A cleverly designed set (by Torrey Hyman and Michael Carreiro) allows for quick, humorous transitions from the Oval Office to the barren mountains of Obscuristan, a desert nation so "dirt poor" that it has to import sand. Designated a key outpost in the war on terror (a war "brought to you by Chevy trucks" in one piquant sound bite), Obscuristan is now holding its first-ever democratic elections, sponsored by the United States and rigged in favor of former Soviet-backed warlord Automaht Regurgitov (a comically corrupt Victor Toman), now a free-enterprise supporter who's privatized all the key industries -- and owns them.

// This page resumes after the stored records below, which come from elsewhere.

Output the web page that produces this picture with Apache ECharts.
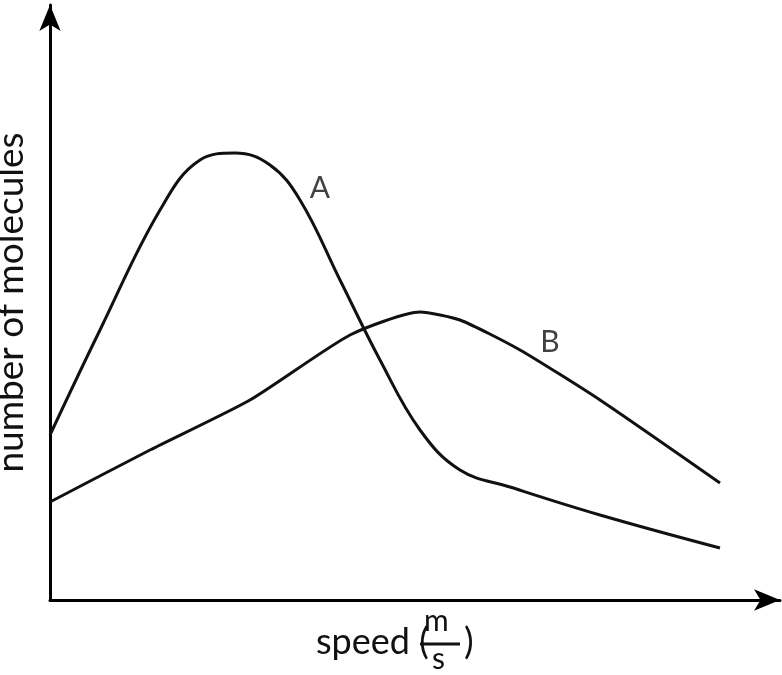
<!DOCTYPE html>
<html><head><meta charset="utf-8">
<script src="https://cdn.jsdelivr.net/npm/echarts@6/dist/echarts.min.js"></script>
<style>html,body{margin:0;background:#fff}#c{width:782px;height:675px}</style>
</head><body><div id="c"></div>
<script>
const curveA = [[0,165],[50,270],[110,390],[150,440],[185,447],[220,435],[250,400],[290,320],[330,240],[370,170],[410,130],[460,113],[550,85],[670,52]];
const curveB = [[0,98],[100,150],[200,200],[300,265],[370,288],[410,280],[470,250],[550,200],[670,117]];
const curveLabels = [{name:'A', value:[270,412]},{name:'B', value:[500,258]}];
const yTitle = 'number of molecules';
const chart = echarts.init(document.getElementById('c'));
const font = 'Lato';
const ink = '#111';
chart.setOption({
  animation:false,
  grid:{left:50,right:2,top:5,bottom:75,containLabel:false,outerBoundsMode:'none'},
  xAxis:{type:'value',min:0,max:730,axisLine:{lineStyle:{color:'#000',width:3},symbol:['none','arrow'],symbolSize:[16,26]},
    axisTick:{show:false},axisLabel:{show:false},splitLine:{show:false}},
  yAxis:{type:'value',min:0,max:595,name:yTitle,nameLocation:'middle',nameGap:20,
    nameTextStyle:{fontSize:37,color:ink,fontFamily:font},
    axisLine:{show:true,lineStyle:{color:'#000',width:3},symbol:['none','arrow'],symbolSize:[16,26]},
    axisTick:{show:false},axisLabel:{show:false},splitLine:{show:false}},
  graphic:[
    {type:'text',left:316,top:624,style:{text:'speed (',fontSize:36,fontFamily:font,fill:ink}},
    {type:'text',left:424,top:606,style:{text:'m',fontSize:30,fontFamily:font,fill:ink}},
    {type:'line',shape:{x1:420,y1:644,x2:460,y2:644},style:{stroke:ink,lineWidth:3}},
    {type:'text',left:432,top:644,style:{text:'s',fontSize:30,fontFamily:font,fill:ink}},
    {type:'text',left:464,top:624,style:{text:')',fontSize:36,fontFamily:font,fill:ink}}
  ],
  series:[
    {type:'line',data:curveA,smooth:0.4,symbol:'none',lineStyle:{color:ink,width:3}},
    {type:'line',data:curveB,smooth:0.2,symbol:'none',lineStyle:{color:ink,width:3}},
    {type:'scatter',data:curveLabels,symbolSize:0,
      label:{show:true,formatter:p=>p.name,fontSize:30,fontFamily:font,color:ink,position:'inside'}}
  ]
});
</script></body></html>
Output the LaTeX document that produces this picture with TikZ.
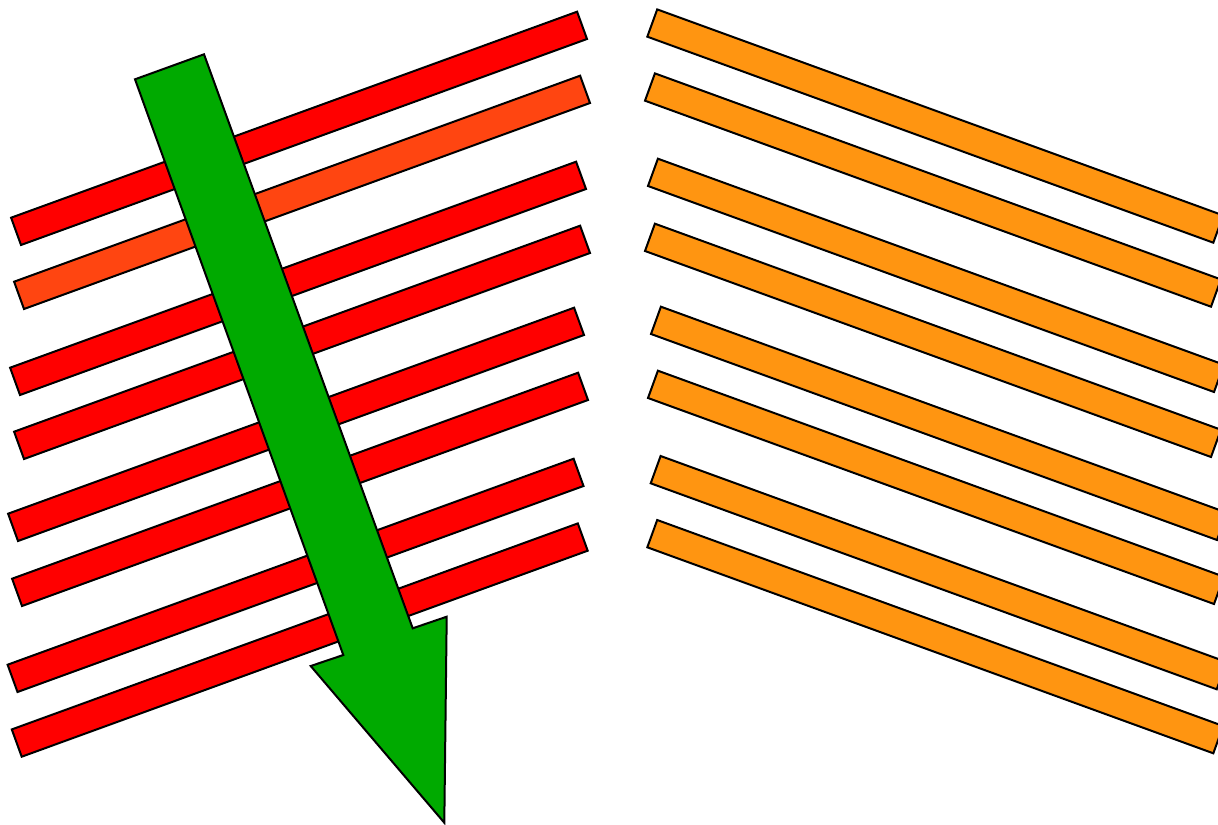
\documentclass[tikz,border=0pt]{standalone}
\definecolor{barred}{HTML}{FF0000}
\definecolor{barorred}{HTML}{FF4511}
\definecolor{barorange}{HTML}{FF9511}
\definecolor{arrowgreen}{HTML}{00AA00}
\tikzset{
  outl/.style={draw=black, line width=1pt, line join=miter},
  redbar/.style={outl, fill=barred},
  orredbar/.style={outl, fill=barorred},
  orangebar/.style={outl, fill=barorange},
  greenarrow/.style={outl, fill=arrowgreen}
}
\begin{document}
\begin{tikzpicture}[x=0.5pt,y=-0.5pt]
\useasboundingbox (0,0) rectangle (1218,824);
\clip (0,0) rectangle (1218,824);
% red bars (left), given by bottom-left corner
\foreach \bx/\by/\st in {21/245/redbar, 24/309/orredbar, 20/395/redbar, 24/459/redbar, 18/541/redbar, 22/606/redbar, 17.5/692/redbar, 21.7/756.7/redbar}{
  \draw[\st] (\bx,\by) -- ++(566,-206) -- ++(-9.9,-27.3) -- ++(-566,206) -- cycle;
}
% orange bars (right), given by bottom-left corner
\foreach \bx/\by in {647.3/36.7, 645/100.7, 648/186, 645/251, 651/334, 648/398, 650.7/483.3, 647.3/547.3}{
  \draw[orangebar] (\bx,\by) -- ++(566,206) -- ++(9.9,-27.3) -- ++(-566,-206) -- cycle;
}
% green arrow
\draw[greenarrow] (135,79.3) -- (204,54.3) -- (412.7,628.3) -- (446.7,616.7) -- (444.3,822.7) -- (310.7,666) -- (343.3,655) -- cycle;
\end{tikzpicture}
\end{document}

Back in the Oval Office of a wonderfully clueless, pretzel-possessed President Bush (Amos Glick, refining his deft caricature from last year's "1600 Transylvania Avenue"), Velina Brown's blithely balletic Condoleezza Rice and Ed Holmes' no-nonsense, corrupt Dick Cheney are trying to find a way to make the election look honest and hide their corporate interests in the region.

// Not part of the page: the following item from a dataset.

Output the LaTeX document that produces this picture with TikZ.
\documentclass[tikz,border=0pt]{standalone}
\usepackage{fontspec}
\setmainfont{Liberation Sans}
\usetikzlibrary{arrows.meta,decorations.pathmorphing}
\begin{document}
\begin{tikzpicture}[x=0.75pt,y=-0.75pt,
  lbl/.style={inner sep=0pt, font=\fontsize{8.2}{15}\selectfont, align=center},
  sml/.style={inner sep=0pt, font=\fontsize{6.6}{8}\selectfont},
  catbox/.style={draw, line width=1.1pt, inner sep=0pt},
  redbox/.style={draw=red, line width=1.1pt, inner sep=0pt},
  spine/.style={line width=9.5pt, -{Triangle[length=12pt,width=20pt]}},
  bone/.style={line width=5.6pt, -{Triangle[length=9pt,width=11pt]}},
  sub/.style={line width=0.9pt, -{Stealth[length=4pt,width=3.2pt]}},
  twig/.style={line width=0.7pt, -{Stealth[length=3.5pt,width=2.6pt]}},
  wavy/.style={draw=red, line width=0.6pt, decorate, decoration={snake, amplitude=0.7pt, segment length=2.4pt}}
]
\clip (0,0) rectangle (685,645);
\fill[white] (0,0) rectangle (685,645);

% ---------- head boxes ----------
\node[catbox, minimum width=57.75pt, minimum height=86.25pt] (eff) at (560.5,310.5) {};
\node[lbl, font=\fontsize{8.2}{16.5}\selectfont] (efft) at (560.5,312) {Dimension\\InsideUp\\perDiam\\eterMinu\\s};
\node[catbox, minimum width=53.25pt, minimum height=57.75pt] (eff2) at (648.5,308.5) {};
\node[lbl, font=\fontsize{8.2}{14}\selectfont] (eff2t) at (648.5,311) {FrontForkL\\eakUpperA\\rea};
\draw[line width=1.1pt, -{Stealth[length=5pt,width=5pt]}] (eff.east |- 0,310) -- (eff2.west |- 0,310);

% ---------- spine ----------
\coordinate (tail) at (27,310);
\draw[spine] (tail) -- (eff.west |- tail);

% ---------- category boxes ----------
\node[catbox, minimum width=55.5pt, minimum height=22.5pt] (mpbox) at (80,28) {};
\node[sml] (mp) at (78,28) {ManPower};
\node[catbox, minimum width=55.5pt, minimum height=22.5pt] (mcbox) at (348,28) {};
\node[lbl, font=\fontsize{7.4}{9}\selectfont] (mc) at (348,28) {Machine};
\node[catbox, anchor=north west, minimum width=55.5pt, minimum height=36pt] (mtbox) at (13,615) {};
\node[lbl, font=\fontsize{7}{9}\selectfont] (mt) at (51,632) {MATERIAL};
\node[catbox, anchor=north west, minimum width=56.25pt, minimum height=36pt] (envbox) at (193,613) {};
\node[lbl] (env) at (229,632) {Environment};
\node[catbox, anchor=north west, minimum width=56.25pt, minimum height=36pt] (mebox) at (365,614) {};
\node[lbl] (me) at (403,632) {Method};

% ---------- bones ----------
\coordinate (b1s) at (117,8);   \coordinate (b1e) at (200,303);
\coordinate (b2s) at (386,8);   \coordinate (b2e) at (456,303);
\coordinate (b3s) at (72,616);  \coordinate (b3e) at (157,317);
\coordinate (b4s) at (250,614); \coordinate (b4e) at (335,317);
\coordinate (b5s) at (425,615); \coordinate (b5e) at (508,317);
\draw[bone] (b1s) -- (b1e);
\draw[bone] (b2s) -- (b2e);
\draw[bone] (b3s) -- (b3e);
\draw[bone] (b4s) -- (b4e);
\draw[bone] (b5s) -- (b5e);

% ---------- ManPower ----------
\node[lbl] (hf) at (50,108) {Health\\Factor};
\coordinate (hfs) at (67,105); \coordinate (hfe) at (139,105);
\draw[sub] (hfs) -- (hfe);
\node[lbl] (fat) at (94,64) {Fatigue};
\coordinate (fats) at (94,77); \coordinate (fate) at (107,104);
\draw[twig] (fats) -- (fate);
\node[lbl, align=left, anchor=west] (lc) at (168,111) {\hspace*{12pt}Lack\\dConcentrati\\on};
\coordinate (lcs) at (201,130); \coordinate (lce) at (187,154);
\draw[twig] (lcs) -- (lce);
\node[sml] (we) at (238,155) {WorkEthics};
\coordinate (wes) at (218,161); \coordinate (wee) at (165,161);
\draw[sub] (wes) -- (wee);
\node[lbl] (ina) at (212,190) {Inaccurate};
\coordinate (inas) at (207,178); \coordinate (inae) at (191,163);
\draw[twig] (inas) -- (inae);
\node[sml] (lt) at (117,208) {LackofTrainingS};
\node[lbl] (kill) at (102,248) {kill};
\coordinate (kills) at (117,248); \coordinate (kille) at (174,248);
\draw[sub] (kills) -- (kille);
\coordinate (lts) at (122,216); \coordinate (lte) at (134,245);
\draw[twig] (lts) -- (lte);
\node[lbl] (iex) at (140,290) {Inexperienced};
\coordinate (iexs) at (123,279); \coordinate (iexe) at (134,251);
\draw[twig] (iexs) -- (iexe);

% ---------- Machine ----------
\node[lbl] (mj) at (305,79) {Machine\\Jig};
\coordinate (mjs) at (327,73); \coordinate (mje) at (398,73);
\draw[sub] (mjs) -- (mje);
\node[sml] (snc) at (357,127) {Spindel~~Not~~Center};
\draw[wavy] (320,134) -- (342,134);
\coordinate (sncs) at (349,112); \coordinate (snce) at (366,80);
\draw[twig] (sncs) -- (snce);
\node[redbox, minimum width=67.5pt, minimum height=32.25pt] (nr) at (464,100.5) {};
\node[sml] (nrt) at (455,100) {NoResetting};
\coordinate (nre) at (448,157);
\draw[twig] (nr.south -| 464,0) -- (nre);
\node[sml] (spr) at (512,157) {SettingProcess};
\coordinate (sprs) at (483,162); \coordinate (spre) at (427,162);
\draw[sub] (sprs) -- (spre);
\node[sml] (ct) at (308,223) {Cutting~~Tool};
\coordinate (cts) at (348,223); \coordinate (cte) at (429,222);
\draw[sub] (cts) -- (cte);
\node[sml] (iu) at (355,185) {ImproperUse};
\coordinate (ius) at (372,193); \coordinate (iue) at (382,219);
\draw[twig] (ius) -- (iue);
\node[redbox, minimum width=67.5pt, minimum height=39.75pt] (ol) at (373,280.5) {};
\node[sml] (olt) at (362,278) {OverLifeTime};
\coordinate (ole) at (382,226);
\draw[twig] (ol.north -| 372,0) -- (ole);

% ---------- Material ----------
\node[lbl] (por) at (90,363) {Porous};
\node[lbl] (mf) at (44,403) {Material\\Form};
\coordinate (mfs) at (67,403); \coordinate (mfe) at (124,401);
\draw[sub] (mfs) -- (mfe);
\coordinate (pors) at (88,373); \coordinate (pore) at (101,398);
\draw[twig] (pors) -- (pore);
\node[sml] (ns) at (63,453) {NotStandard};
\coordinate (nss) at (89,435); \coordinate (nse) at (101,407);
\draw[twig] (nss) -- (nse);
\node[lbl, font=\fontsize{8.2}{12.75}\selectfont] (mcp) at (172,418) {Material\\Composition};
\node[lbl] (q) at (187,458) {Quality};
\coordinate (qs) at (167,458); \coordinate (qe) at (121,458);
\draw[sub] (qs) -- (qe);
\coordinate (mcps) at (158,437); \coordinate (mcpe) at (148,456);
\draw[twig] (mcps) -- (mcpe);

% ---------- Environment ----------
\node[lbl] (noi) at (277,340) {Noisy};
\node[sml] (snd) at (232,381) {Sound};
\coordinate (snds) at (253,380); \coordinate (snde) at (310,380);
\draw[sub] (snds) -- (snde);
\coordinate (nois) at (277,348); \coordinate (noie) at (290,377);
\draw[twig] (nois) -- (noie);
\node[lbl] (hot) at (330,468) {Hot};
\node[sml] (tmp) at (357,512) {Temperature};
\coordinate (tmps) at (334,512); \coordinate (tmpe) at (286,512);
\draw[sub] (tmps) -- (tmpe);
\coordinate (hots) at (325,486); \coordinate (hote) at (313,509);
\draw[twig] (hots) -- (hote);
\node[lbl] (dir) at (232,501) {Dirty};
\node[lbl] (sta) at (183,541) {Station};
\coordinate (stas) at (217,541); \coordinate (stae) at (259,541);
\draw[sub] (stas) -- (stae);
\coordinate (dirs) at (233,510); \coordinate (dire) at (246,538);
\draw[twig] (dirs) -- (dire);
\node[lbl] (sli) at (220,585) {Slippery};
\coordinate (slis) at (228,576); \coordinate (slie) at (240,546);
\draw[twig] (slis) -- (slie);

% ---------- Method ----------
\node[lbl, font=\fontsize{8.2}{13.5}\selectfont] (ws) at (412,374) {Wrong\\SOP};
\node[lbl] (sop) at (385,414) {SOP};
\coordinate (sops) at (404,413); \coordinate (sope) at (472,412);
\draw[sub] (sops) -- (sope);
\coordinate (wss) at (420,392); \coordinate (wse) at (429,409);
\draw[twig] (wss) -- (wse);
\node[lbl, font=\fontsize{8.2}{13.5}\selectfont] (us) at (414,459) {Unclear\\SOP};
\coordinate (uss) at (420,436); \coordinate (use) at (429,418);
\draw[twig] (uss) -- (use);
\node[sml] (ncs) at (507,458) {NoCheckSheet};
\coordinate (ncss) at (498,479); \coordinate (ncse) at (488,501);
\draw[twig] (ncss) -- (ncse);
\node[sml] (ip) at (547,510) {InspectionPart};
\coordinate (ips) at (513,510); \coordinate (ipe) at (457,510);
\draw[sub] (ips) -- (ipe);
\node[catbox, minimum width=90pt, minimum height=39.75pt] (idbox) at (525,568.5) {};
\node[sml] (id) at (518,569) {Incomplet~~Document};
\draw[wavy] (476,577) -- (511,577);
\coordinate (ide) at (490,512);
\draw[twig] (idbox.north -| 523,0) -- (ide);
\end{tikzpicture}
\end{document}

(Cheney isn't the evil power behind the presidential seal, as he was in last year's play, but Holmes returns in a brilliant cameo as the White House prime mover in a knockout scene with Glick that stops the show.)

That's where Sullivan's buoyantly straight-arrow Smith comes in. A genuine American hero (he's a New York firefighter), he's sent to monitor the Obscuristan elections. But there are complications. A genuine democratic nationalist (Glick as a nine-lived, fervidly rational Ralif Nadir) keeps popping up to challenge Regurgitov's one-party ballot -- despite the best efforts of the U.S. ambassador (Brown as a sometime conscience-stricken dominatrix) and Shimosato's frazzled, heavily censored SNN TV reporter to manage the news. An eager, wannabe-American teen (Toman) and his Muslim fundamentalist uncle (Holmes) add a few more plot twists.

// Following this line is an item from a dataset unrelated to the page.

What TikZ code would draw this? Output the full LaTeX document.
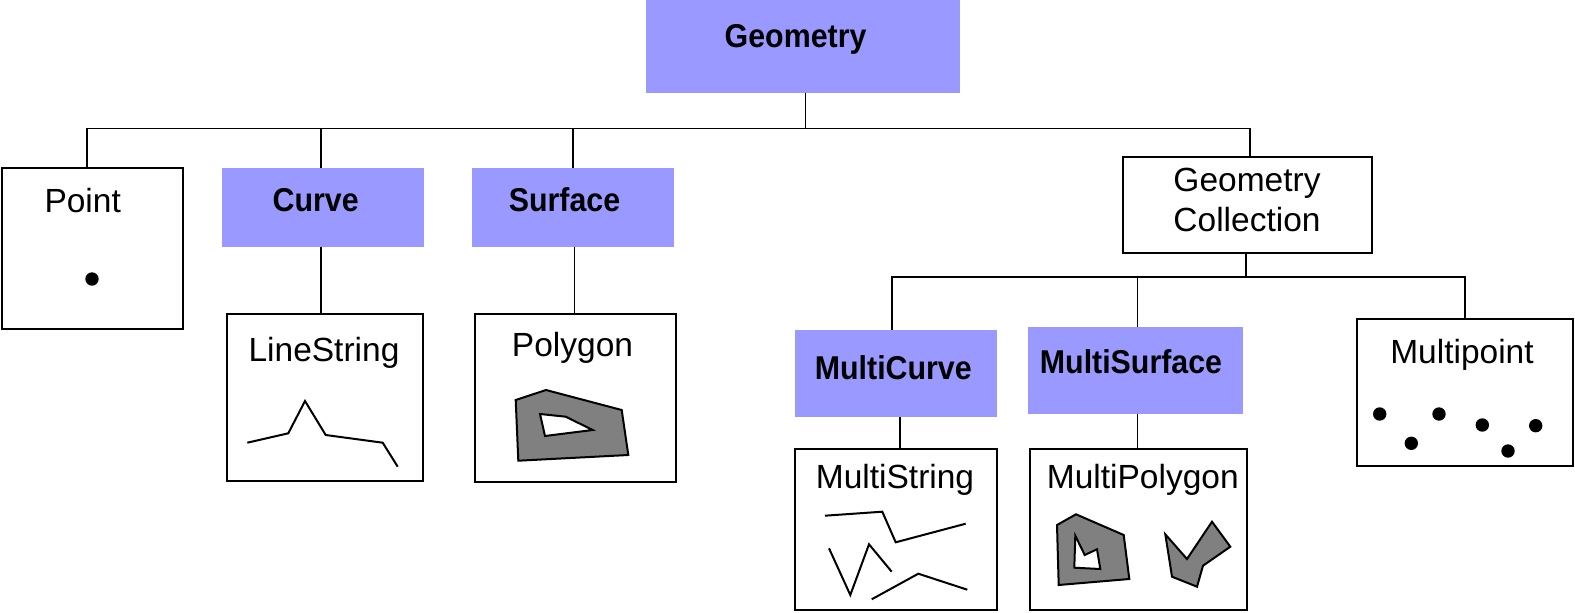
\documentclass[tikz,border=0pt]{standalone}
\usepackage{fontspec}
\setmainfont{Liberation Sans}
\newfontfamily\hbold[FakeStretch=0.92]{Liberation Sans}
\definecolor{lav}{RGB}{153,153,255}
\definecolor{polyg}{RGB}{128,128,128}
\tikzset{
  base/.style={inner sep=0pt, outer sep=0pt},
  wbox/.style={base, draw=black, line width=2pt, fill=white},
  cbox/.style={base, fill=lav},
  lbl/.style={inner sep=0pt, anchor=base, font=\fontsize{33.5}{40}\selectfont},
  blbl/.style={inner sep=0pt, anchor=base, font=\hbold\bfseries\fontsize{33}{40}\selectfont},
  conn/.style={line width=1.6pt},
  shp/.style={line width=2pt, line join=miter},
  poly/.style={line width=2pt, fill=polyg, even odd rule, line join=miter}
}
\begin{document}
\begin{tikzpicture}[x=1pt,y=-1pt]
\useasboundingbox (0,0) rectangle (1575,613);
% boxes
\node[cbox, minimum width=314pt, minimum height=92.7pt] (geom) at (803,46.3) {};
\node[wbox, minimum width=181pt, minimum height=160.8pt] (point) at (92.2,248.1) {};
\node[cbox, minimum width=202.3pt, minimum height=78.4pt] (curve) at (322.9,207.5) {};
\node[cbox, minimum width=202pt, minimum height=78.4pt] (surface) at (573,207.5) {};
\node[wbox, minimum width=196.6pt, minimum height=167pt] (linestring) at (325,397.5) {};
\node[wbox, minimum width=201pt, minimum height=168pt] (polygon) at (575.5,398) {};
\node[wbox, minimum width=248.4pt, minimum height=95.4pt] (gc) at (1247.5,205) {};
\node[cbox, minimum width=202.3pt, minimum height=87.3pt] (mcurve) at (896.2,373.7) {};
\node[cbox, minimum width=215.6pt, minimum height=87.3pt] (msurf) at (1135.5,370.3) {};
\node[wbox, minimum width=216.3pt, minimum height=146.7pt] (mpoint) at (1464.8,392.7) {};
\node[wbox, minimum width=202pt, minimum height=160.4pt] (mstring) at (896,529.5) {};
\node[wbox, minimum width=216.7pt, minimum height=160.4pt] (mpoly) at (1138.3,529.5) {};
% connectors
\coordinate (bus1) at (805,128.3);
\coordinate (bus2) at (1246,276.7);
\draw[conn] ([xshift=2.5pt]geom.south) -- ([xshift=2.5pt]geom.south |- bus1);
\draw[conn] ([xshift=-5pt]point.north) |- ([xshift=2.5pt]gc.north |- bus1) -- ([xshift=2.5pt]gc.north);
\draw[conn] ([xshift=-2.2pt]curve.north) -- ([xshift=-2.2pt]curve.north |- bus1);
\draw[conn] (surface.north) -- (surface.north |- bus1);
\draw[conn] ([xshift=-2.2pt]curve.south) -- ([xshift=-2.2pt]curve.south |- linestring.north);
\draw[conn] ([xshift=1.5pt]surface.south) -- ([xshift=1.5pt]surface.south |- polygon.north);
\draw[conn] ([xshift=-1.8pt]gc.south) -- ([xshift=-1.8pt]gc.south |- bus2);
\draw[conn] ([xshift=-4.5pt]mcurve.north) |- (mpoint.north |- bus2) -- (mpoint.north);
\draw[conn] ([xshift=1.8pt]msurf.north) -- ([xshift=1.8pt]msurf.north |- bus2);
\draw[conn] ([xshift=3.8pt]mcurve.south) -- ([xshift=3.8pt]mcurve.south |- mstring.north);
\draw[conn] ([xshift=1.8pt]msurf.south) -- ([xshift=1.8pt]msurf.south |- mpoly.north);
% labels
\node[blbl] (tgeom) at (795.6,47) {Geometry};
\node[lbl] (tpoint) at (82.7,212.3) {Point};
\node[blbl] (tcurve) at (315.7,211) {Curve};
\node[blbl] (tsurface) at (564.5,211) {Surface};
\node[lbl] (tlinestring) at (324,361.7) {LineString};
\node[lbl] (tpolygon) at (572.5,356.7) {Polygon};
\node[lbl] (tgc1) at (1247,191.7) {Geometry};
\node[lbl] (tgc2) at (1247,231) {Collection};
\node[blbl] (tmcurve) at (893.3,379) {MultiCurve};
\node[blbl] (tmsurf) at (1131,373) {MultiSurface};
\node[lbl] (tmpoint) at (1462,363.3) {Multipoint};
\node[lbl] (tmstring) at (895,488.3) {MultiString};
\node[lbl] (tmpoly) at (1142.8,488.3) {MultiPolygon};
% point
\fill (92,279) circle (6.7);
% linestring
\draw[shp] (247.3,442.7) -- (288.3,433.3) -- (305,401) -- (325.7,435) -- (382.7,442.7) -- (397.7,466.7);
% polygon
\draw[poly] (515.7,400) -- (546,390) -- (621.7,410) -- (628.3,455) -- (518.3,460.7) -- cycle
  (540,414) -- (565.7,416.7) -- (592.7,430) -- (545,436) -- cycle;
% multistring
\draw[shp] (825,515.7) -- (882.3,511.7) -- (895.7,542.3) -- (965.7,523.7);
\draw[shp] (829,548.3) -- (850.3,595) -- (869,544.3) -- (891.7,571.7);
\draw[shp] (871.7,599.3) -- (918.3,573.7) -- (967.3,589.7);
% multipolygon
\draw[poly] (1057,525) -- (1076,514.3) -- (1123.7,535) -- (1129.3,579) -- (1058.7,585) -- cycle
  (1075.3,535.7) -- (1084.7,555) -- (1097,549.3) -- (1100.3,569) -- (1074.3,567.7) -- cycle;
\draw[poly] (1165.3,534.3) -- (1187,559) -- (1212,521.7) -- (1230.3,546.7) -- (1203,565.7) -- (1197,586.7) -- (1172,576.7) -- cycle;
% multipoint
\foreach \px/\py in {1379.7/414, 1411.3/443.3, 1439/414, 1482.3/425, 1508/451, 1535.7/425.7}
  \fill (\px,\py) circle (6.7);
\end{tikzpicture}
\end{document}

Both the story and the production still needed work at Thursday's opening. Some plot elements and characterizations hadn't jelled yet, the songs weren't always well integrated into the action and there were uncharacteristic dead spots in the usually well-honed Mime Troupe timing. Given the company's track record, many of these problems should get ironed out in the coming weeks. But even in what appears to be its less-than-finished state, the Mime Troupe's "Smith" offers an upbeat, refreshingly astute alternative to the drumbeat of official patriotism. And many a hearty belly laugh as well.